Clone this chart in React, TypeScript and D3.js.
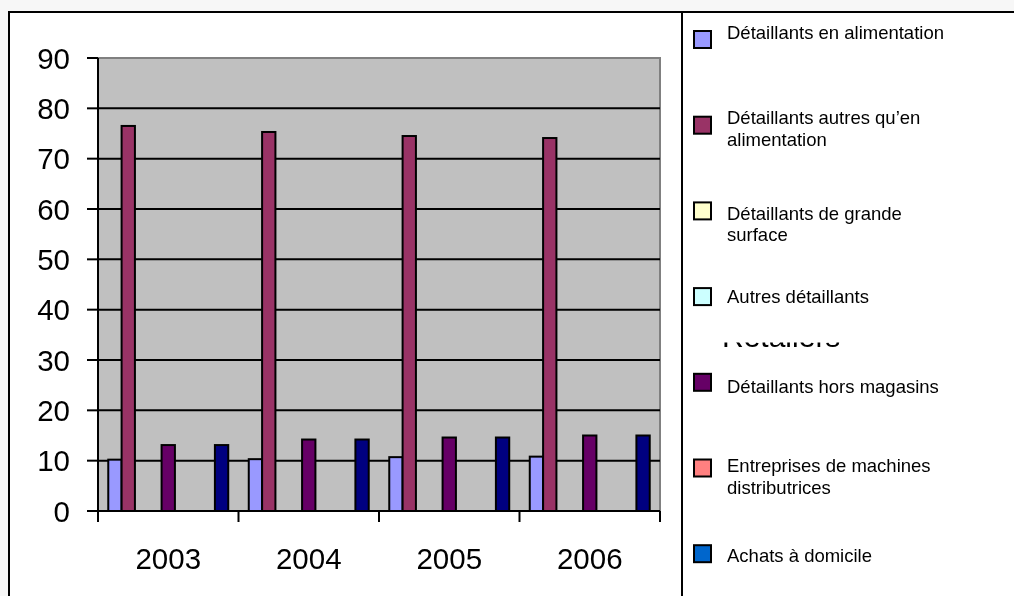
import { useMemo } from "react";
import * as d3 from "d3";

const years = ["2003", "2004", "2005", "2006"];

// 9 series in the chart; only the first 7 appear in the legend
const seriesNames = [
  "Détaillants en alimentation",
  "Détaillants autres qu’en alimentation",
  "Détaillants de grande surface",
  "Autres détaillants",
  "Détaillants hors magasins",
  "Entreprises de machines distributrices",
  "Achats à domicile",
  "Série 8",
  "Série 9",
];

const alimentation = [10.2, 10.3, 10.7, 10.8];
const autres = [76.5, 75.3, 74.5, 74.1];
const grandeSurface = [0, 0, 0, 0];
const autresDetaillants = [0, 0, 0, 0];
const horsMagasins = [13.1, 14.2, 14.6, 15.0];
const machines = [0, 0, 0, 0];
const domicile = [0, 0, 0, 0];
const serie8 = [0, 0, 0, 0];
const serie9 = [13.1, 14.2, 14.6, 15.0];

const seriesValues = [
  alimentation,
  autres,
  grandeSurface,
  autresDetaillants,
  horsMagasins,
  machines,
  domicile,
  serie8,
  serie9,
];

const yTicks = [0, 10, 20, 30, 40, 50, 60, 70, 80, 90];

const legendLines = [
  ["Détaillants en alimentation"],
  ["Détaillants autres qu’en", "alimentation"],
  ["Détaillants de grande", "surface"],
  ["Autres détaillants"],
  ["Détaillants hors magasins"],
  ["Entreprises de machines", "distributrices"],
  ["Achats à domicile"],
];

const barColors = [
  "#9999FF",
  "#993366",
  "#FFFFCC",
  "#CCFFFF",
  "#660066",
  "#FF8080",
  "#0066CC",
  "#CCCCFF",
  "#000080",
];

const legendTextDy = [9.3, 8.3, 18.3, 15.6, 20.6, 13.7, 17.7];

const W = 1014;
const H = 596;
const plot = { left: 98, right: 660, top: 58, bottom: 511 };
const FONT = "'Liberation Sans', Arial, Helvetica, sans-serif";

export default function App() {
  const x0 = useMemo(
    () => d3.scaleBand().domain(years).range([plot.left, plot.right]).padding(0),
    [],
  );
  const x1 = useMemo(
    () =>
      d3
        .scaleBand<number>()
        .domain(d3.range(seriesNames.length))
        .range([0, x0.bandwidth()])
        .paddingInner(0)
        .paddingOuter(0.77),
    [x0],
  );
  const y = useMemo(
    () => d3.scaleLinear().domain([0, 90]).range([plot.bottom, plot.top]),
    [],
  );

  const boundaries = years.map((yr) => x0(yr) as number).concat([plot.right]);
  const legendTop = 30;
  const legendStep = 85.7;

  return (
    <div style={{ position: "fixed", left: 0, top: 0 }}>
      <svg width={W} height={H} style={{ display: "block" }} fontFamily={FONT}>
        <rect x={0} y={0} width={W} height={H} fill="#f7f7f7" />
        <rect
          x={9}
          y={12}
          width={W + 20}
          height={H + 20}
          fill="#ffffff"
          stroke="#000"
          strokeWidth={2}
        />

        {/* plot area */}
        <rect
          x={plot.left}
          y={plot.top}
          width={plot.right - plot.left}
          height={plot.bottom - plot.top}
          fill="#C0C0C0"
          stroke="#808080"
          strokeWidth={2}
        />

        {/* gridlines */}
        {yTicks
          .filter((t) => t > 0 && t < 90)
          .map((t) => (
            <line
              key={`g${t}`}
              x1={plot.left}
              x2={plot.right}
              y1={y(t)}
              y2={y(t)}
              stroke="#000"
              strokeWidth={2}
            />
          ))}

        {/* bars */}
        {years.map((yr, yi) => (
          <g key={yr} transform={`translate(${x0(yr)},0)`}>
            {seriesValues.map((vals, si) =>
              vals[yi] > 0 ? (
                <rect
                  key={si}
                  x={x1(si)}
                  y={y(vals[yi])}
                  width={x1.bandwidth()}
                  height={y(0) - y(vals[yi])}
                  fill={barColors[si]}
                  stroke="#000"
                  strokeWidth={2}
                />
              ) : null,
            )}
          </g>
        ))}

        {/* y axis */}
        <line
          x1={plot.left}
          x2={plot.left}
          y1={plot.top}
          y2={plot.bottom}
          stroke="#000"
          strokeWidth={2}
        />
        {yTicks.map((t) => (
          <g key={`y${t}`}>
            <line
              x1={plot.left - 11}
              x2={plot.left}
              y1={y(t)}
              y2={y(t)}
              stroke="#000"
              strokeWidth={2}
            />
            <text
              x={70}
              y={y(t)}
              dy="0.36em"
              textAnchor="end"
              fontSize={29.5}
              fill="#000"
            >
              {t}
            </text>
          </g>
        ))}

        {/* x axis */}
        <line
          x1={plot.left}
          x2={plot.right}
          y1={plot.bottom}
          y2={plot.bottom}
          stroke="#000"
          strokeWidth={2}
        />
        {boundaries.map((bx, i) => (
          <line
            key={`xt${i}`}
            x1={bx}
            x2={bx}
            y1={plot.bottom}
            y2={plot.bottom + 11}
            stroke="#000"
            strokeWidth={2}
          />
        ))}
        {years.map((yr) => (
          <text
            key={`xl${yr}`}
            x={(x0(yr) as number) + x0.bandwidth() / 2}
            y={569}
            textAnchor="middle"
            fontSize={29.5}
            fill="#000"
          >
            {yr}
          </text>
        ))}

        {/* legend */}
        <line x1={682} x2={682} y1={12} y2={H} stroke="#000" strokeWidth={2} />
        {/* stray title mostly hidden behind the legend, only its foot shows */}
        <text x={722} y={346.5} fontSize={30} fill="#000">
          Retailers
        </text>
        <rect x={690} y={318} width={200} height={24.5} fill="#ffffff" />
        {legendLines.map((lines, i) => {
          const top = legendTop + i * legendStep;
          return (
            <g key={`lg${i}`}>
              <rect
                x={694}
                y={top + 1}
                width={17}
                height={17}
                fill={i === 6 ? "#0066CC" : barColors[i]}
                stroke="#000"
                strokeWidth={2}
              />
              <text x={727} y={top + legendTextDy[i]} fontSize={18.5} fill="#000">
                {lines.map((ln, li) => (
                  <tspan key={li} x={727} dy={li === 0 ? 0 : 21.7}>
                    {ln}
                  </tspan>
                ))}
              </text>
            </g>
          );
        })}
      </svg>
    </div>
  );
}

■ ■ ■

§ Stated goal:
Copy each line in full and exactly, omitting any picture.

§ Result of this task:
Clone this chart in React, TypeScript and D3.js.
import { useMemo } from "react";
import * as d3 from "d3";

const years = ["2003", "2004", "2005", "2006"];

// 9 series in the chart; only the first 7 appear in the legend
const seriesNames = [
  "Détaillants en alimentation",
  "Détaillants autres qu’en alimentation",
  "Détaillants de grande surface",
  "Autres détaillants",
  "Détaillants hors magasins",
  "Entreprises de machines distributrices",
  "Achats à domicile",
  "Série 8",
  "Série 9",
];

const alimentation = [10.2, 10.3, 10.7, 10.8];
const autres = [76.5, 75.3, 74.5, 74.1];
const grandeSurface = [0, 0, 0, 0];
const autresDetaillants = [0, 0, 0, 0];
const horsMagasins = [13.1, 14.2, 14.6, 15.0];
const machines = [0, 0, 0, 0];
const domicile = [0, 0, 0, 0];
const serie8 = [0, 0, 0, 0];
const serie9 = [13.1, 14.2, 14.6, 15.0];

const seriesValues = [
  alimentation,
  autres,
  grandeSurface,
  autresDetaillants,
  horsMagasins,
  machines,
  domicile,
  serie8,
  serie9,
];

const yTicks = [0, 10, 20, 30, 40, 50, 60, 70, 80, 90];

const legendLines = [
  ["Détaillants en alimentation"],
  ["Détaillants autres qu’en", "alimentation"],
  ["Détaillants de grande", "surface"],
  ["Autres détaillants"],
  ["Détaillants hors magasins"],
  ["Entreprises de machines", "distributrices"],
  ["Achats à domicile"],
];

const barColors = [
  "#9999FF",
  "#993366",
  "#FFFFCC",
  "#CCFFFF",
  "#660066",
  "#FF8080",
  "#0066CC",
  "#CCCCFF",
  "#000080",
];

const legendTextDy = [9.3, 8.3, 18.3, 15.6, 20.6, 13.7, 17.7];

const W = 1014;
const H = 596;
const plot = { left: 98, right: 660, top: 58, bottom: 511 };
const FONT = "'Liberation Sans', Arial, Helvetica, sans-serif";

export default function App() {
  const x0 = useMemo(
    () => d3.scaleBand().domain(years).range([plot.left, plot.right]).padding(0),
    [],
  );
  const x1 = useMemo(
    () =>
      d3
        .scaleBand<number>()
        .domain(d3.range(seriesNames.length))
        .range([0, x0.bandwidth()])
        .paddingInner(0)
        .paddingOuter(0.77),
    [x0],
  );
  const y = useMemo(
    () => d3.scaleLinear().domain([0, 90]).range([plot.bottom, plot.top]),
    [],
  );

  const boundaries = years.map((yr) => x0(yr) as number).concat([plot.right]);
  const legendTop = 30;
  const legendStep = 85.7;

  return (
    <div style={{ position: "fixed", left: 0, top: 0 }}>
      <svg width={W} height={H} style={{ display: "block" }} fontFamily={FONT}>
        <rect x={0} y={0} width={W} height={H} fill="#f7f7f7" />
        <rect
          x={9}
          y={12}
          width={W + 20}
          height={H + 20}
          fill="#ffffff"
          stroke="#000"
          strokeWidth={2}
        />

        {/* plot area */}
        <rect
          x={plot.left}
          y={plot.top}
          width={plot.right - plot.left}
          height={plot.bottom - plot.top}
          fill="#C0C0C0"
          stroke="#808080"
          strokeWidth={2}
        />

        {/* gridlines */}
        {yTicks
          .filter((t) => t > 0 && t < 90)
          .map((t) => (
            <line
              key={`g${t}`}
              x1={plot.left}
              x2={plot.right}
              y1={y(t)}
              y2={y(t)}
              stroke="#000"
              strokeWidth={2}
            />
          ))}

        {/* bars */}
        {years.map((yr, yi) => (
          <g key={yr} transform={`translate(${x0(yr)},0)`}>
            {seriesValues.map((vals, si) =>
              vals[yi] > 0 ? (
                <rect
                  key={si}
                  x={x1(si)}
                  y={y(vals[yi])}
                  width={x1.bandwidth()}
                  height={y(0) - y(vals[yi])}
                  fill={barColors[si]}
                  stroke="#000"
                  strokeWidth={2}
                />
              ) : null,
            )}
          </g>
        ))}

        {/* y axis */}
        <line
          x1={plot.left}
          x2={plot.left}
          y1={plot.top}
          y2={plot.bottom}
          stroke="#000"
          strokeWidth={2}
        />
        {yTicks.map((t) => (
          <g key={`y${t}`}>
            <line
              x1={plot.left - 11}
              x2={plot.left}
              y1={y(t)}
              y2={y(t)}
              stroke="#000"
              strokeWidth={2}
            />
            <text
              x={70}
              y={y(t)}
              dy="0.36em"
              textAnchor="end"
              fontSize={29.5}
              fill="#000"
            >
              {t}
            </text>
          </g>
        ))}

        {/* x axis */}
        <line
          x1={plot.left}
          x2={plot.right}
          y1={plot.bottom}
          y2={plot.bottom}
          stroke="#000"
          strokeWidth={2}
        />
        {boundaries.map((bx, i) => (
          <line
            key={`xt${i}`}
            x1={bx}
            x2={bx}
            y1={plot.bottom}
            y2={plot.bottom + 11}
            stroke="#000"
            strokeWidth={2}
          />
        ))}
        {years.map((yr) => (
          <text
            key={`xl${yr}`}
            x={(x0(yr) as number) + x0.bandwidth() / 2}
            y={569}
            textAnchor="middle"
            fontSize={29.5}
            fill="#000"
          >
            {yr}
          </text>
        ))}

        {/* legend */}
        <line x1={682} x2={682} y1={12} y2={H} stroke="#000" strokeWidth={2} />
        {/* stray title mostly hidden behind the legend, only its foot shows */}
        <text x={722} y={346.5} fontSize={30} fill="#000">
          Retailers
        </text>
        <rect x={690} y={318} width={200} height={24.5} fill="#ffffff" />
        {legendLines.map((lines, i) => {
          const top = legendTop + i * legendStep;
          return (
            <g key={`lg${i}`}>
              <rect
                x={694}
                y={top + 1}
                width={17}
                height={17}
                fill={i === 6 ? "#0066CC" : barColors[i]}
                stroke="#000"
                strokeWidth={2}
              />
              <text x={727} y={top + legendTextDy[i]} fontSize={18.5} fill="#000">
                {lines.map((ln, li) => (
                  <tspan key={li} x={727} dy={li === 0 ? 0 : 21.7}>
                    {ln}
                  </tspan>
                ))}
              </text>
            </g>
          );
        })}
      </svg>
    </div>
  );
}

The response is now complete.